Written instruction ::
Copy the data exactly; pictures stay out of the copy.

------------

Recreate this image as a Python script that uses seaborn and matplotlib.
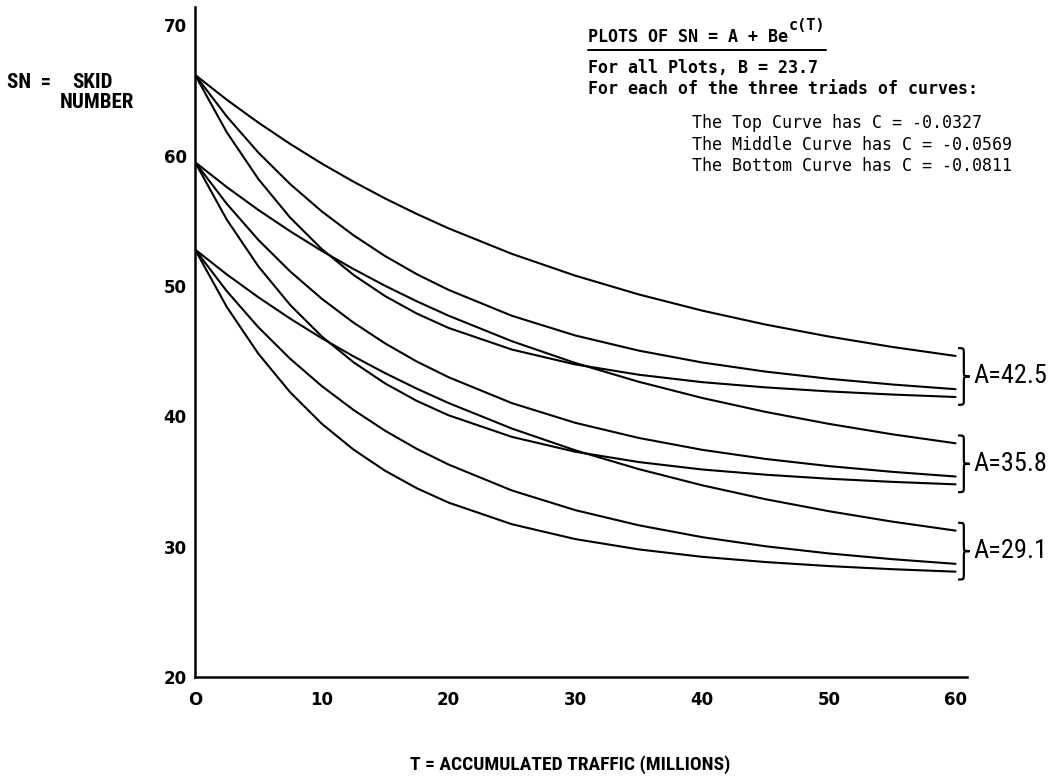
import numpy as np
import pandas as pd
import matplotlib
matplotlib.use("Agg")
import matplotlib.pyplot as plt
import seaborn as sns
from matplotlib.path import Path
from matplotlib.patches import PathPatch
from matplotlib.lines import Line2D
from matplotlib import font_manager

# ---------------- data ----------------
T = [0, 2.5, 5, 7.5, 10, 12.5, 15, 17.5, 20, 25, 30, 35, 40, 45, 50, 55, 60]

a425_top = [66.2, 64.29, 62.53, 60.90, 59.39, 58.00, 56.71, 55.52, 54.42, 52.46, 50.79, 49.35, 48.11, 47.04, 46.12, 45.32, 44.63]
a425_mid = [66.2, 63.01, 60.23, 57.82, 55.72, 53.89, 52.29, 50.90, 49.70, 47.71, 46.20, 45.04, 44.13, 43.43, 42.88, 42.44, 42.08]
a425_bot = [66.2, 61.80, 58.20, 55.25, 52.83, 50.85, 49.22, 47.88, 46.78, 45.12, 43.98, 43.19, 42.62, 42.22, 41.91, 41.67, 41.48]

a358_top = [59.5, 57.59, 55.83, 54.20, 52.69, 51.30, 50.01, 48.82, 47.72, 45.76, 44.09, 42.65, 41.41, 40.34, 39.42, 38.62, 37.93]
a358_mid = [59.5, 56.31, 53.53, 51.12, 49.02, 47.19, 45.59, 44.20, 43.00, 41.01, 39.50, 38.34, 37.43, 36.73, 36.18, 35.74, 35.38]
a358_bot = [59.5, 55.10, 51.50, 48.55, 46.13, 44.15, 42.52, 41.18, 40.08, 38.42, 37.28, 36.49, 35.92, 35.52, 35.21, 34.97, 34.78]

a291_top = [52.8, 50.89, 49.13, 47.50, 45.99, 44.60, 43.31, 42.12, 41.02, 39.06, 37.39, 35.95, 34.71, 33.64, 32.72, 31.92, 31.23]
a291_mid = [52.8, 49.61, 46.83, 44.42, 42.32, 40.49, 38.89, 37.50, 36.30, 34.31, 32.80, 31.64, 30.73, 30.03, 29.48, 29.04, 28.68]
a291_bot = [52.8, 48.40, 44.80, 41.85, 39.43, 37.45, 35.82, 34.48, 33.38, 31.72, 30.58, 29.79, 29.22, 28.82, 28.51, 28.27, 28.08]

triad_labels = ["A=42.5", "A=35.8", "A=29.1"]
triads = [
    [a425_top, a425_mid, a425_bot],
    [a358_top, a358_mid, a358_bot],
    [a291_top, a291_mid, a291_bot],
]
y_ticks = [20, 30, 40, 50, 60, 70]
x_ticks = [0, 10, 20, 30, 40, 50, 60]
x_tick_labels = ["O", "10", "20", "30", "40", "50", "60"]

# ---------------- fonts ----------------
sns.set_style("white")
names = {f.name for f in font_manager.fontManager.ttflist}
NARROW = "DejaVu Sans"
for cand in ["Liberation Sans Narrow", "Roboto Condensed", "Roboto"]:
    if cand in names:
        NARROW = cand
        break
MONO = "DejaVu Sans Mono"
plt.rcParams["font.family"] = ["DejaVu Sans"]
plt.rcParams["text.color"] = "black"
plt.rcParams["xtick.color"] = "black"
plt.rcParams["ytick.color"] = "black"

# ---------------- build long table ----------------
rows = []
for ti, tri in enumerate(triads):
    for ci, series in enumerate(tri):
        for t, v in zip(T, series):
            rows.append({"T": t, "SN": v, "curve": f"{ti}-{ci}"})
df = pd.DataFrame(rows)

W, H = 1064, 783
fig = plt.figure(figsize=(W / 100, H / 100), dpi=100)
ax = fig.add_axes([195 / W, 1 - 677 / H, 772 / W, 670 / H])

sns.lineplot(data=df, x="T", y="SN", hue="curve", palette=["black"] * 9,
             legend=False, estimator=None, sort=False, lw=1.5, ax=ax)

ax.set_xlim(0, 60.9)
ax.set_ylim(20, 71.4)
for s in ["top", "right"]:
    ax.spines[s].set_visible(False)
for s in ["left", "bottom"]:
    ax.spines[s].set_linewidth(1.8)
    ax.spines[s].set_color("black")
ax.set_yticks(y_ticks)
ax.set_yticklabels([str(v) for v in y_ticks], fontsize=12, fontweight="bold")
ax.set_xticks(x_ticks)
ax.set_xticklabels(x_tick_labels, fontsize=12, fontweight="bold")
ax.tick_params(axis="y", length=0, pad=6)
ax.tick_params(axis="x", length=0, pad=10)
ax.set_xlabel("")
ax.set_ylabel("")

# ---------------- braces + A labels ----------------
def brace(ax, x0, y0, y1, w, d):
    ym = (y0 + y1) / 2
    xm = x0 + w / 2
    verts = [(x0, y1), (xm, y1), (xm, y1), (xm, y1 - d), (xm, ym + d),
             (xm, ym), (xm, ym), (x0 + w, ym),
             (xm, ym), (xm, ym), (xm, ym - d), (xm, y0 + d),
             (xm, y0), (xm, y0), (x0, y0)]
    codes = [Path.MOVETO, Path.CURVE4, Path.CURVE4, Path.CURVE4, Path.LINETO,
             Path.CURVE4, Path.CURVE4, Path.CURVE4,
             Path.CURVE4, Path.CURVE4, Path.CURVE4, Path.LINETO,
             Path.CURVE4, Path.CURVE4, Path.CURVE4]
    ax.add_patch(PathPatch(Path(verts, codes), fill=False, lw=1.6,
                           edgecolor="black", clip_on=False))

for lab, tri in zip(triad_labels, triads):
    ends = [s[-1] for s in tri]
    lo, hi = min(ends) - 0.6, max(ends) + 0.6
    brace(ax, T[-1] + 0.2, lo, hi, 0.9, 0.45)
    ax.text(T[-1] + 1.4, (lo + hi) / 2, lab, fontsize=19, family=NARROW,
            ha="left", va="center", clip_on=False)

# ---------------- texts ----------------
def fx(px):
    return px / W

def fy(py):
    return 1 - py / H

fig.text(fx(7), fy(82), "SN  =", fontsize=15, fontweight="bold", family=NARROW,
         ha="left", va="center")
fig.text(fx(72), fy(82), "SKID", fontsize=15, fontweight="bold", family=NARROW,
         ha="left", va="center")
fig.text(fx(60), fy(103), "NUMBER", fontsize=15, fontweight="bold", family=NARROW,
         ha="left", va="center")

fig.text(fx(570), fy(765), "T = ACCUMULATED TRAFFIC (MILLIONS)",
         fontsize=14, fontweight="bold", family=NARROW, ha="center", va="center")

FS = 12
title = fig.text(fx(588), fy(37), "PLOTS OF SN = A + Be", fontsize=FS,
                 fontweight="bold", family=MONO, ha="left", va="center")
fig.text(fx(588), fy(68), "For all Plots, B = 23.7", fontsize=FS,
         fontweight="bold", family=MONO, ha="left", va="center")
fig.text(fx(588), fy(89), "For each of the three triads of curves:", fontsize=FS,
         fontweight="bold", family=MONO, ha="left", va="center")
fig.text(fx(692), fy(123), "The Top Curve has C = -0.0327", fontsize=FS,
         family=MONO, ha="left", va="center")
fig.text(fx(692), fy(145), "The Middle Curve has C = -0.0569", fontsize=FS,
         family=MONO, ha="left", va="center")
fig.text(fx(692), fy(166), "The Bottom Curve has C = -0.0811", fontsize=FS,
         family=MONO, ha="left", va="center")

fig.canvas.draw()
r = fig.canvas.get_renderer()
bb = title.get_window_extent(r)
sup = fig.text(bb.x1 / W + 0.001, fy(26), "c(T)", fontsize=11, fontweight="bold",
               family=MONO, ha="left", va="center")
fig.canvas.draw()
bs = sup.get_window_extent(r)
fig.add_artist(Line2D([bb.x0 / W, bs.x1 / W], [fy(50), fy(50)],
                      transform=fig.transFigure, color="black", lw=1.4))

fig.savefig("out.png", dpi=100, facecolor="white")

------------

Result ::
Recreate this image as a Python script that uses seaborn and matplotlib.
import numpy as np
import pandas as pd
import matplotlib
matplotlib.use("Agg")
import matplotlib.pyplot as plt
import seaborn as sns
from matplotlib.path import Path
from matplotlib.patches import PathPatch
from matplotlib.lines import Line2D
from matplotlib import font_manager

# ---------------- data ----------------
T = [0, 2.5, 5, 7.5, 10, 12.5, 15, 17.5, 20, 25, 30, 35, 40, 45, 50, 55, 60]

a425_top = [66.2, 64.29, 62.53, 60.90, 59.39, 58.00, 56.71, 55.52, 54.42, 52.46, 50.79, 49.35, 48.11, 47.04, 46.12, 45.32, 44.63]
a425_mid = [66.2, 63.01, 60.23, 57.82, 55.72, 53.89, 52.29, 50.90, 49.70, 47.71, 46.20, 45.04, 44.13, 43.43, 42.88, 42.44, 42.08]
a425_bot = [66.2, 61.80, 58.20, 55.25, 52.83, 50.85, 49.22, 47.88, 46.78, 45.12, 43.98, 43.19, 42.62, 42.22, 41.91, 41.67, 41.48]

a358_top = [59.5, 57.59, 55.83, 54.20, 52.69, 51.30, 50.01, 48.82, 47.72, 45.76, 44.09, 42.65, 41.41, 40.34, 39.42, 38.62, 37.93]
a358_mid = [59.5, 56.31, 53.53, 51.12, 49.02, 47.19, 45.59, 44.20, 43.00, 41.01, 39.50, 38.34, 37.43, 36.73, 36.18, 35.74, 35.38]
a358_bot = [59.5, 55.10, 51.50, 48.55, 46.13, 44.15, 42.52, 41.18, 40.08, 38.42, 37.28, 36.49, 35.92, 35.52, 35.21, 34.97, 34.78]

a291_top = [52.8, 50.89, 49.13, 47.50, 45.99, 44.60, 43.31, 42.12, 41.02, 39.06, 37.39, 35.95, 34.71, 33.64, 32.72, 31.92, 31.23]
a291_mid = [52.8, 49.61, 46.83, 44.42, 42.32, 40.49, 38.89, 37.50, 36.30, 34.31, 32.80, 31.64, 30.73, 30.03, 29.48, 29.04, 28.68]
a291_bot = [52.8, 48.40, 44.80, 41.85, 39.43, 37.45, 35.82, 34.48, 33.38, 31.72, 30.58, 29.79, 29.22, 28.82, 28.51, 28.27, 28.08]

triad_labels = ["A=42.5", "A=35.8", "A=29.1"]
triads = [
    [a425_top, a425_mid, a425_bot],
    [a358_top, a358_mid, a358_bot],
    [a291_top, a291_mid, a291_bot],
]
y_ticks = [20, 30, 40, 50, 60, 70]
x_ticks = [0, 10, 20, 30, 40, 50, 60]
x_tick_labels = ["O", "10", "20", "30", "40", "50", "60"]

# ---------------- fonts ----------------
sns.set_style("white")
names = {f.name for f in font_manager.fontManager.ttflist}
NARROW = "DejaVu Sans"
for cand in ["Liberation Sans Narrow", "Roboto Condensed", "Roboto"]:
    if cand in names:
        NARROW = cand
        break
MONO = "DejaVu Sans Mono"
plt.rcParams["font.family"] = ["DejaVu Sans"]
plt.rcParams["text.color"] = "black"
plt.rcParams["xtick.color"] = "black"
plt.rcParams["ytick.color"] = "black"

# ---------------- build long table ----------------
rows = []
for ti, tri in enumerate(triads):
    for ci, series in enumerate(tri):
        for t, v in zip(T, series):
            rows.append({"T": t, "SN": v, "curve": f"{ti}-{ci}"})
df = pd.DataFrame(rows)

W, H = 1064, 783
fig = plt.figure(figsize=(W / 100, H / 100), dpi=100)
ax = fig.add_axes([195 / W, 1 - 677 / H, 772 / W, 670 / H])

sns.lineplot(data=df, x="T", y="SN", hue="curve", palette=["black"] * 9,
             legend=False, estimator=None, sort=False, lw=1.5, ax=ax)

ax.set_xlim(0, 60.9)
ax.set_ylim(20, 71.4)
for s in ["top", "right"]:
    ax.spines[s].set_visible(False)
for s in ["left", "bottom"]:
    ax.spines[s].set_linewidth(1.8)
    ax.spines[s].set_color("black")
ax.set_yticks(y_ticks)
ax.set_yticklabels([str(v) for v in y_ticks], fontsize=12, fontweight="bold")
ax.set_xticks(x_ticks)
ax.set_xticklabels(x_tick_labels, fontsize=12, fontweight="bold")
ax.tick_params(axis="y", length=0, pad=6)
ax.tick_params(axis="x", length=0, pad=10)
ax.set_xlabel("")
ax.set_ylabel("")

# ---------------- braces + A labels ----------------
def brace(ax, x0, y0, y1, w, d):
    ym = (y0 + y1) / 2
    xm = x0 + w / 2
    verts = [(x0, y1), (xm, y1), (xm, y1), (xm, y1 - d), (xm, ym + d),
             (xm, ym), (xm, ym), (x0 + w, ym),
             (xm, ym), (xm, ym), (xm, ym - d), (xm, y0 + d),
             (xm, y0), (xm, y0), (x0, y0)]
    codes = [Path.MOVETO, Path.CURVE4, Path.CURVE4, Path.CURVE4, Path.LINETO,
             Path.CURVE4, Path.CURVE4, Path.CURVE4,
             Path.CURVE4, Path.CURVE4, Path.CURVE4, Path.LINETO,
             Path.CURVE4, Path.CURVE4, Path.CURVE4]
    ax.add_patch(PathPatch(Path(verts, codes), fill=False, lw=1.6,
                           edgecolor="black", clip_on=False))

for lab, tri in zip(triad_labels, triads):
    ends = [s[-1] for s in tri]
    lo, hi = min(ends) - 0.6, max(ends) + 0.6
    brace(ax, T[-1] + 0.2, lo, hi, 0.9, 0.45)
    ax.text(T[-1] + 1.4, (lo + hi) / 2, lab, fontsize=19, family=NARROW,
            ha="left", va="center", clip_on=False)

# ---------------- texts ----------------
def fx(px):
    return px / W

def fy(py):
    return 1 - py / H

fig.text(fx(7), fy(82), "SN  =", fontsize=15, fontweight="bold", family=NARROW,
         ha="left", va="center")
fig.text(fx(72), fy(82), "SKID", fontsize=15, fontweight="bold", family=NARROW,
         ha="left", va="center")
fig.text(fx(60), fy(103), "NUMBER", fontsize=15, fontweight="bold", family=NARROW,
         ha="left", va="center")

fig.text(fx(570), fy(765), "T = ACCUMULATED TRAFFIC (MILLIONS)",
         fontsize=14, fontweight="bold", family=NARROW, ha="center", va="center")

FS = 12
title = fig.text(fx(588), fy(37), "PLOTS OF SN = A + Be", fontsize=FS,
                 fontweight="bold", family=MONO, ha="left", va="center")
fig.text(fx(588), fy(68), "For all Plots, B = 23.7", fontsize=FS,
         fontweight="bold", family=MONO, ha="left", va="center")
fig.text(fx(588), fy(89), "For each of the three triads of curves:", fontsize=FS,
         fontweight="bold", family=MONO, ha="left", va="center")
fig.text(fx(692), fy(123), "The Top Curve has C = -0.0327", fontsize=FS,
         family=MONO, ha="left", va="center")
fig.text(fx(692), fy(145), "The Middle Curve has C = -0.0569", fontsize=FS,
         family=MONO, ha="left", va="center")
fig.text(fx(692), fy(166), "The Bottom Curve has C = -0.0811", fontsize=FS,
         family=MONO, ha="left", va="center")

fig.canvas.draw()
r = fig.canvas.get_renderer()
bb = title.get_window_extent(r)
sup = fig.text(bb.x1 / W + 0.001, fy(26), "c(T)", fontsize=11, fontweight="bold",
               family=MONO, ha="left", va="center")
fig.canvas.draw()
bs = sup.get_window_extent(r)
fig.add_artist(Line2D([bb.x0 / W, bs.x1 / W], [fy(50), fy(50)],
                      transform=fig.transFigure, color="black", lw=1.4))

fig.savefig("out.png", dpi=100, facecolor="white")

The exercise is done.